#### The exercise
Reproduce each line of the listing exactly.

______________________________

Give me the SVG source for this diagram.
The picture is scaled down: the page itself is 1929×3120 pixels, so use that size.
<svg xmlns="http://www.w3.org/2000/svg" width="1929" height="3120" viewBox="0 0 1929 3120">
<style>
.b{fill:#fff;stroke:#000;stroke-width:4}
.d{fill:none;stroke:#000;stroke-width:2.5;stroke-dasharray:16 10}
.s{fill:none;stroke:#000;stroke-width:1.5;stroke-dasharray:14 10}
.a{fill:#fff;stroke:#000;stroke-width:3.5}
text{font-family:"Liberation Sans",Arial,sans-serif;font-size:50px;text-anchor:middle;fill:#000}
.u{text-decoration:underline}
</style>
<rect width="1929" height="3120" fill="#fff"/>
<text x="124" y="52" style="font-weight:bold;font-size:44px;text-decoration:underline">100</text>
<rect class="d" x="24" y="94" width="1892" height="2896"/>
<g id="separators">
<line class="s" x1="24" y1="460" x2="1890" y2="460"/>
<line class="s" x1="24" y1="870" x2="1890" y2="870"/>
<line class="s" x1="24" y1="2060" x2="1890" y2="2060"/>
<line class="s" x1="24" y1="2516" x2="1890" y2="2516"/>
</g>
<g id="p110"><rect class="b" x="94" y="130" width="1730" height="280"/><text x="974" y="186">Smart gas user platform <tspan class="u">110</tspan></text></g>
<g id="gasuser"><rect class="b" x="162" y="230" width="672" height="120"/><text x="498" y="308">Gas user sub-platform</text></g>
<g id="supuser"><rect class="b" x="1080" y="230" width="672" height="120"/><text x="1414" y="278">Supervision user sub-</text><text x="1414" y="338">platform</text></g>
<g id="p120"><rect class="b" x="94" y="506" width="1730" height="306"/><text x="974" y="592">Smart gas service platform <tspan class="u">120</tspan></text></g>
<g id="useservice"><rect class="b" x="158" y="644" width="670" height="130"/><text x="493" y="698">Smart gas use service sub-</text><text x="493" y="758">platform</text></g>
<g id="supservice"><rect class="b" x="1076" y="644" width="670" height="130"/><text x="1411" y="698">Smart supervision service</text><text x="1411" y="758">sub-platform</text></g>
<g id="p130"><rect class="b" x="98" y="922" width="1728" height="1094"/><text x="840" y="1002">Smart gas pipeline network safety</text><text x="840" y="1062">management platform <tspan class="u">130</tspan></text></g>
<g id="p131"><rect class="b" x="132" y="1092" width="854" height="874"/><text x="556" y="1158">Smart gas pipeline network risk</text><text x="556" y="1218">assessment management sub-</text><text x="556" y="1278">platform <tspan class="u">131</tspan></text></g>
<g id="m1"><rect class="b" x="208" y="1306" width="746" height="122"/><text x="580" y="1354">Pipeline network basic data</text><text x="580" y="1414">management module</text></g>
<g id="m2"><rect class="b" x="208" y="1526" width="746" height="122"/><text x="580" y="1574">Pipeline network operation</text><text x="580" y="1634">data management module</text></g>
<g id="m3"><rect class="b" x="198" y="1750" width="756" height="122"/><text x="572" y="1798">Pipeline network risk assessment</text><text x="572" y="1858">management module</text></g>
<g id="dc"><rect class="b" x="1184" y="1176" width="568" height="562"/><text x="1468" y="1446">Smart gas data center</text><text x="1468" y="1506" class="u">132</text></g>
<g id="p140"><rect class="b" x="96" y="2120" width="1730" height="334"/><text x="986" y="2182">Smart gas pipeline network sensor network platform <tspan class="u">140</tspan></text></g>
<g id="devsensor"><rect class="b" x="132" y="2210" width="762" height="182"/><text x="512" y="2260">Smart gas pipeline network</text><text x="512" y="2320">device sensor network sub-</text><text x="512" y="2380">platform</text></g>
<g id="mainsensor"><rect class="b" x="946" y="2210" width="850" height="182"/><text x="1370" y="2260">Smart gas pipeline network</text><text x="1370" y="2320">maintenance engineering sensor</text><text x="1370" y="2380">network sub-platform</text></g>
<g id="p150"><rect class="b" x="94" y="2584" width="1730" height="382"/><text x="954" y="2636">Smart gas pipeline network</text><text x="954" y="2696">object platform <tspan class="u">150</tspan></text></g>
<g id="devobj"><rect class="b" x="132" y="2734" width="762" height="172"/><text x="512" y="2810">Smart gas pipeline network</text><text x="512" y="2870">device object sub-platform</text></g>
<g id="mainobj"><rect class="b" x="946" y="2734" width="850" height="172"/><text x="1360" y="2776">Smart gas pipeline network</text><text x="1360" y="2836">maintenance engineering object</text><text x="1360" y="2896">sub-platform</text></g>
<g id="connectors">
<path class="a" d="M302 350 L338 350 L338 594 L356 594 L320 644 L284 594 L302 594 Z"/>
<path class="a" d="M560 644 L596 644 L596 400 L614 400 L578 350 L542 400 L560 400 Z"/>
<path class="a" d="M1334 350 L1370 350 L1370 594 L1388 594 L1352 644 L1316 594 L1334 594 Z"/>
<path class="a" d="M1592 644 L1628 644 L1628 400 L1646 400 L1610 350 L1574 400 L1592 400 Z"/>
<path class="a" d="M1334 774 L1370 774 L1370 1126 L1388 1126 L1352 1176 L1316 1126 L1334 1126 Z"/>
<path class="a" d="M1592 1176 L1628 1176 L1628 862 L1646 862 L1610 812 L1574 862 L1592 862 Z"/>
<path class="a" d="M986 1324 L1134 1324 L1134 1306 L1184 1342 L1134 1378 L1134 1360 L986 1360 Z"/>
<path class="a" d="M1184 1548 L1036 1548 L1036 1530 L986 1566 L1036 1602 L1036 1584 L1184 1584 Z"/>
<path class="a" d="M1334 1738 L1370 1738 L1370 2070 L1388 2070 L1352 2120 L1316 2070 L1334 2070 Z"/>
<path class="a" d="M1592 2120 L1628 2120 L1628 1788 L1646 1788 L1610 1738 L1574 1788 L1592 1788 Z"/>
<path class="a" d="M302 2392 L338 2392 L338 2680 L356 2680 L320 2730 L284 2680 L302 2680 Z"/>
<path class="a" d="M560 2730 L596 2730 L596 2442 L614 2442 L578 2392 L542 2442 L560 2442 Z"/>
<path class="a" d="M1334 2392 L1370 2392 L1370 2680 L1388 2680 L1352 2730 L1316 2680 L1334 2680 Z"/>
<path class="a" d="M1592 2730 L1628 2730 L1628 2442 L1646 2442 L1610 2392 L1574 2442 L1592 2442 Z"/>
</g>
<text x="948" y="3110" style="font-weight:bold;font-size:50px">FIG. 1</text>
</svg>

______________________________

#### Task solution
Give me the SVG source for this diagram.
The picture is scaled down: the page itself is 1929×3120 pixels, so use that size.
<svg xmlns="http://www.w3.org/2000/svg" width="1929" height="3120" viewBox="0 0 1929 3120">
<style>
.b{fill:#fff;stroke:#000;stroke-width:4}
.d{fill:none;stroke:#000;stroke-width:2.5;stroke-dasharray:16 10}
.s{fill:none;stroke:#000;stroke-width:1.5;stroke-dasharray:14 10}
.a{fill:#fff;stroke:#000;stroke-width:3.5}
text{font-family:"Liberation Sans",Arial,sans-serif;font-size:50px;text-anchor:middle;fill:#000}
.u{text-decoration:underline}
</style>
<rect width="1929" height="3120" fill="#fff"/>
<text x="124" y="52" style="font-weight:bold;font-size:44px;text-decoration:underline">100</text>
<rect class="d" x="24" y="94" width="1892" height="2896"/>
<g id="separators">
<line class="s" x1="24" y1="460" x2="1890" y2="460"/>
<line class="s" x1="24" y1="870" x2="1890" y2="870"/>
<line class="s" x1="24" y1="2060" x2="1890" y2="2060"/>
<line class="s" x1="24" y1="2516" x2="1890" y2="2516"/>
</g>
<g id="p110"><rect class="b" x="94" y="130" width="1730" height="280"/><text x="974" y="186">Smart gas user platform <tspan class="u">110</tspan></text></g>
<g id="gasuser"><rect class="b" x="162" y="230" width="672" height="120"/><text x="498" y="308">Gas user sub-platform</text></g>
<g id="supuser"><rect class="b" x="1080" y="230" width="672" height="120"/><text x="1414" y="278">Supervision user sub-</text><text x="1414" y="338">platform</text></g>
<g id="p120"><rect class="b" x="94" y="506" width="1730" height="306"/><text x="974" y="592">Smart gas service platform <tspan class="u">120</tspan></text></g>
<g id="useservice"><rect class="b" x="158" y="644" width="670" height="130"/><text x="493" y="698">Smart gas use service sub-</text><text x="493" y="758">platform</text></g>
<g id="supservice"><rect class="b" x="1076" y="644" width="670" height="130"/><text x="1411" y="698">Smart supervision service</text><text x="1411" y="758">sub-platform</text></g>
<g id="p130"><rect class="b" x="98" y="922" width="1728" height="1094"/><text x="840" y="1002">Smart gas pipeline network safety</text><text x="840" y="1062">management platform <tspan class="u">130</tspan></text></g>
<g id="p131"><rect class="b" x="132" y="1092" width="854" height="874"/><text x="556" y="1158">Smart gas pipeline network risk</text><text x="556" y="1218">assessment management sub-</text><text x="556" y="1278">platform <tspan class="u">131</tspan></text></g>
<g id="m1"><rect class="b" x="208" y="1306" width="746" height="122"/><text x="580" y="1354">Pipeline network basic data</text><text x="580" y="1414">management module</text></g>
<g id="m2"><rect class="b" x="208" y="1526" width="746" height="122"/><text x="580" y="1574">Pipeline network operation</text><text x="580" y="1634">data management module</text></g>
<g id="m3"><rect class="b" x="198" y="1750" width="756" height="122"/><text x="572" y="1798">Pipeline network risk assessment</text><text x="572" y="1858">management module</text></g>
<g id="dc"><rect class="b" x="1184" y="1176" width="568" height="562"/><text x="1468" y="1446">Smart gas data center</text><text x="1468" y="1506" class="u">132</text></g>
<g id="p140"><rect class="b" x="96" y="2120" width="1730" height="334"/><text x="986" y="2182">Smart gas pipeline network sensor network platform <tspan class="u">140</tspan></text></g>
<g id="devsensor"><rect class="b" x="132" y="2210" width="762" height="182"/><text x="512" y="2260">Smart gas pipeline network</text><text x="512" y="2320">device sensor network sub-</text><text x="512" y="2380">platform</text></g>
<g id="mainsensor"><rect class="b" x="946" y="2210" width="850" height="182"/><text x="1370" y="2260">Smart gas pipeline network</text><text x="1370" y="2320">maintenance engineering sensor</text><text x="1370" y="2380">network sub-platform</text></g>
<g id="p150"><rect class="b" x="94" y="2584" width="1730" height="382"/><text x="954" y="2636">Smart gas pipeline network</text><text x="954" y="2696">object platform <tspan class="u">150</tspan></text></g>
<g id="devobj"><rect class="b" x="132" y="2734" width="762" height="172"/><text x="512" y="2810">Smart gas pipeline network</text><text x="512" y="2870">device object sub-platform</text></g>
<g id="mainobj"><rect class="b" x="946" y="2734" width="850" height="172"/><text x="1360" y="2776">Smart gas pipeline network</text><text x="1360" y="2836">maintenance engineering object</text><text x="1360" y="2896">sub-platform</text></g>
<g id="connectors">
<path class="a" d="M302 350 L338 350 L338 594 L356 594 L320 644 L284 594 L302 594 Z"/>
<path class="a" d="M560 644 L596 644 L596 400 L614 400 L578 350 L542 400 L560 400 Z"/>
<path class="a" d="M1334 350 L1370 350 L1370 594 L1388 594 L1352 644 L1316 594 L1334 594 Z"/>
<path class="a" d="M1592 644 L1628 644 L1628 400 L1646 400 L1610 350 L1574 400 L1592 400 Z"/>
<path class="a" d="M1334 774 L1370 774 L1370 1126 L1388 1126 L1352 1176 L1316 1126 L1334 1126 Z"/>
<path class="a" d="M1592 1176 L1628 1176 L1628 862 L1646 862 L1610 812 L1574 862 L1592 862 Z"/>
<path class="a" d="M986 1324 L1134 1324 L1134 1306 L1184 1342 L1134 1378 L1134 1360 L986 1360 Z"/>
<path class="a" d="M1184 1548 L1036 1548 L1036 1530 L986 1566 L1036 1602 L1036 1584 L1184 1584 Z"/>
<path class="a" d="M1334 1738 L1370 1738 L1370 2070 L1388 2070 L1352 2120 L1316 2070 L1334 2070 Z"/>
<path class="a" d="M1592 2120 L1628 2120 L1628 1788 L1646 1788 L1610 1738 L1574 1788 L1592 1788 Z"/>
<path class="a" d="M302 2392 L338 2392 L338 2680 L356 2680 L320 2730 L284 2680 L302 2680 Z"/>
<path class="a" d="M560 2730 L596 2730 L596 2442 L614 2442 L578 2392 L542 2442 L560 2442 Z"/>
<path class="a" d="M1334 2392 L1370 2392 L1370 2680 L1388 2680 L1352 2730 L1316 2680 L1334 2680 Z"/>
<path class="a" d="M1592 2730 L1628 2730 L1628 2442 L1646 2442 L1610 2392 L1574 2442 L1592 2442 Z"/>
</g>
<text x="948" y="3110" style="font-weight:bold;font-size:50px">FIG. 1</text>
</svg>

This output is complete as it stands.